Vintage Penn Station tower lands high-paying tenant after $450M facelift: sources
“Flight to quality” doesn’t mean that office tenants in today’s challenged market invariably gravitate to brand-new towers.
The phenomenon includes demand for properties built in the ancient 20th Century that are “new” thanks to hundreds of millions of dollars of reinvestment.
Vornado Realty Trust spent $450 million to redesign and reposition the once-obsolescent office tower that’s now known as PENN 1 on Seventh Avenue between West 31st and 33rd streets.
The transformation of the 1970s-vintage, 2.5-million square-foot property has steadily paid off in new office leases.
Now, neighborhood sources say, the building has scored its largest financial services lease since the redevelopment began.
We’re told that Canaccord Genuity Group signed for 75,000 square feet on two floors.
Our brokerage-world buddies said the asking rent was $103 per square foot, a huge jump over the mid-$60s Vornado was asking just two years ago.
Canaccord, which through subsidiaries specializes in wealth management and capital-markets investments, will move from 535 Madison Ave. and 33 Whitehall St. next year, we’re told.
The deal brings new, renewal and expansion leases at PENN 1 to 800,000 square feet in the past two years.
The most recent office lease prior to Canaccord’s was for 36,000 sf for a Samsung unit. Other major tenants include Dell, Empire Heath, Cisco, Hartford Insurance, Jacobs Engineering, Morgan Stanley and Wells Fargo.
Approximately 370,000 square feet remain available, according to online databases.
In addition to new triple-pane windows, improvements at PENN 1 include more than 160,000 square feet of “WorkLife” amenities on the first three floors. Among them are a new wellness center called Life Time that we reported recently.

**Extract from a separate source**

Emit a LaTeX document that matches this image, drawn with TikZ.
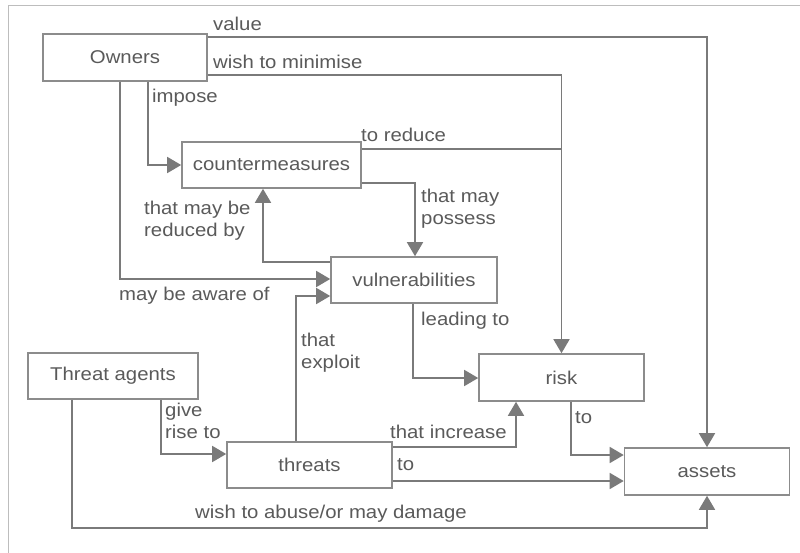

There is also full-service restaurant The Landing and 100,000 square feet of flexible workspace and conference facilities. A new Roberta’s satellite of the Brooklyn original also signed a lease for a small Vornado building attached to PENN 1.
PENN 1 is half of a two-building “campus” with an upgraded PENN 2, which is to open by the end of the year.
The properties also boast improved entrances to subways and Penn Station. They’re part of Vornado’s $2 billion overall upgrades to its Penn-area buildings.